The drawback of using a bigint instead of an int is that bigint uses "more disk space", when disk reading you read less disk blocks for every query. If your disk space is small, then this can be a drawback, if not they is does not matter much. Also it does not matter much if you are not querying for a lot of resources at once and if you have the proper indexes.

And as said in other response, if you worry about running out of values, then you should not worry, int can handle unless you have a millionaire business. Inventing a mechanism to "recover ids" is expensive and adds failure points and complexity to the software.

Answer 7

If you are really concerned hitting the upper threshold of INT for your PKs, consider using GUIDs. Yes, I know it's 16 bytes vs 4 bytes, but disk is cheap.
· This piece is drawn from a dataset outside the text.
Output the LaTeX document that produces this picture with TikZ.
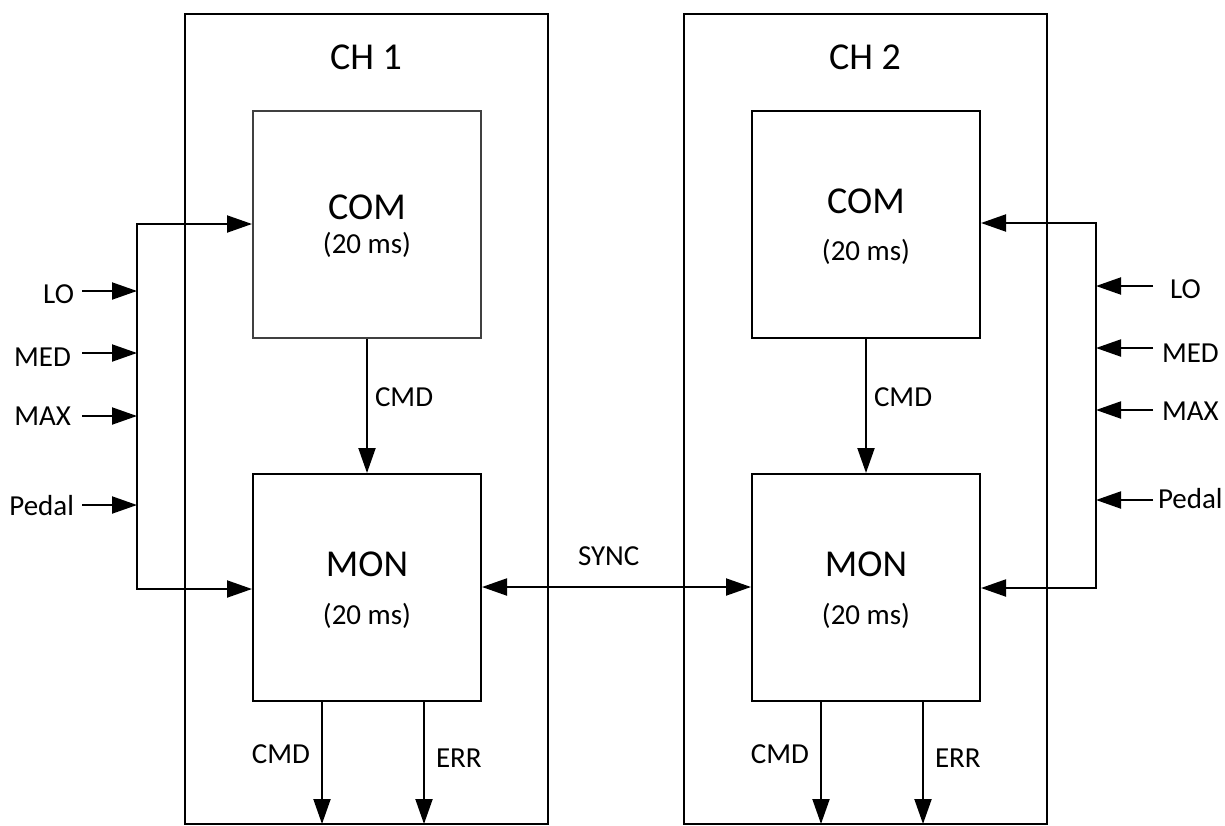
\documentclass[tikz,border=0pt]{standalone}
\usepackage{fontspec}
\setmainfont{Carlito}
\usetikzlibrary{arrows.meta}
\begin{document}
\begin{tikzpicture}[x=1pt,y=-1pt,
  line width=2pt,
  tip/.tip={Triangle[length=25pt,width=17pt]},
  arr/.style={-tip},
  dbl/.style={tip-tip},
  chbox/.style={draw=black,line width=2pt,minimum width=363pt,minimum height=810pt,inner sep=0pt},
  blk/.style={draw=black,line width=2pt,minimum width=228pt,minimum height=227pt,inner sep=0pt,fill=white},
  gblk/.style={blk,draw=black!75},
  ttl/.style={font=\fontsize{38}{44}\selectfont,inner sep=0pt,anchor=base},
  lab/.style={font=\fontsize{29}{34}\selectfont,inner sep=0pt}
]
\useasboundingbox (0,0) rectangle (1225,825);
% channel frames
\node[chbox] (ch1) at (366.5,419) {};
\node[chbox] (ch2) at (865.5,419) {};
\node[ttl] (t1) at (366,69) {CH 1};
\node[ttl] (t2) at (865,69) {CH 2};
% blocks
\node[gblk] (com1) at (367,224.5) {};
\node[blk] (mon1) at (367,587.5) {};
\node[blk] (com2) at (866,224.5) {};
\node[blk] (mon2) at (866,587.5) {};
\node[ttl] (com1t) at (367,219) {COM};
\node[lab,anchor=base] (com1s) at (367,253) {(20 ms)};
\node[ttl] (mon1t) at (367,576) {MON};
\node[lab,anchor=base] (mon1s) at (367,624) {(20 ms)};
\node[ttl] (com2t) at (866,213) {COM};
\node[lab,anchor=base] (com2s) at (866,260) {(20 ms)};
\node[ttl] (mon2t) at (866,576) {MON};
\node[lab,anchor=base] (mon2s) at (866,624) {(20 ms)};
% COM -> MON
\draw[arr] (com1.south) -- (mon1.north);
\draw[arr] (com2.south) -- (mon2.north);
\node[lab,anchor=base west] (cmd1) at (374,406) {CMD};
\node[lab,anchor=base west] (cmd2) at (873,406) {CMD};
% left bus
\coordinate (blt) at (137,224);
\coordinate (blb) at (137,589);
\draw[dbl,line join=miter] (com1.west|-blt) -- (blt) -- (blb) -- (mon1.west|-blb);
\coordinate (iLO) at (82,291);
\coordinate (iMED) at (82,353);
\coordinate (iMAX) at (82,416);
\coordinate (iPed) at (82,505);
\foreach \c in {iLO,iMED,iMAX,iPed} \draw[arr] (\c) -- (blt|-\c);
\node[lab,anchor=base east] (lLO) at (75,303) {LO};
\node[lab,anchor=base east] (lMED) at (72,366) {MED};
\node[lab,anchor=base east] (lMAX) at (72,425) {MAX};
\node[lab,anchor=base east] (lPed) at (75,515) {Pedal};
% right bus
\coordinate (brt) at (1096,223);
\coordinate (brb) at (1096,588);
\draw[dbl,line join=miter] (com2.east|-brt) -- (brt) -- (brb) -- (mon2.east|-brb);
\coordinate (jLO) at (1153,286);
\coordinate (jMED) at (1153,348);
\coordinate (jMAX) at (1153,410);
\coordinate (jPed) at (1153,500);
\foreach \c in {jLO,jMED,jMAX,jPed} \draw[arr] (\c) -- (brt|-\c);
\node[lab,anchor=base west] (rLO) at (1169,298) {LO};
\node[lab,anchor=base west] (rMED) at (1161,362) {MED};
\node[lab,anchor=base west] (rMAX) at (1161,420) {MAX};
\node[lab,anchor=base west] (rPed) at (1157,508) {Pedal};
% SYNC
\coordinate (sy) at (600,587);
\draw[dbl] (mon1.east|-sy) -- (mon2.west|-sy);
\node[lab,anchor=base west] (sync) at (577,565) {SYNC};
% outputs
\coordinate (o1c) at (322,824);
\coordinate (o1e) at (424,824);
\coordinate (o2c) at (821,824);
\coordinate (o2e) at (923,824);
\draw[arr] (mon1.south-|o1c) -- (o1c);
\draw[arr] (mon1.south-|o1e) -- (o1e);
\draw[arr] (mon2.south-|o2c) -- (o2c);
\draw[arr] (mon2.south-|o2e) -- (o2e);
\node[lab,anchor=base east] (oc1) at (311,763) {CMD};
\node[lab,anchor=base west] (oe1) at (435,767) {ERR};
\node[lab,anchor=base east] (oc2) at (810,763) {CMD};
\node[lab,anchor=base west] (oe2) at (934,767) {ERR};
\end{tikzpicture}
\end{document}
Here's a good write-up of pros and cons.

Answer 8

RDBMS Primary Keys (column usually named 'ID')
Gaps cannot be avoided in RDBMS autoincrementing columns(fields). They are primarily intended for creating unique PKs. For performance, the major products allocate these in batches, so automatic recovery mechanisms for various normal operation glitches can result in numbers being left unused. This is normal.

Unbroken sequences
When you need an unbroken sequence number, such as is often expected by users, it should be a separate column that is assigned programmatically and should not be the PK. Thus, those 1000 records can all have the same number in that column.

Why do users want unbroken sequences?
Missing sequence numbers are the most basic sign of error uncovered in any kind of auditing. This "Bookkeeping-101" principle is ubiquitous. However, what works for small numbers of records maintained by hand, has a serious problem when applied to very large numbers of records in databases...

Reuse of key values for unrelated records invalidates the database
Using "the first unused integer" introduces the probability that at some point in the future, a number will get reused for records unrelated to the original. That makes the database unreliable as an accurate representation of the facts. This is the principle reason that autoincrementing mechanisms are purposely designed to never ever reuse a value.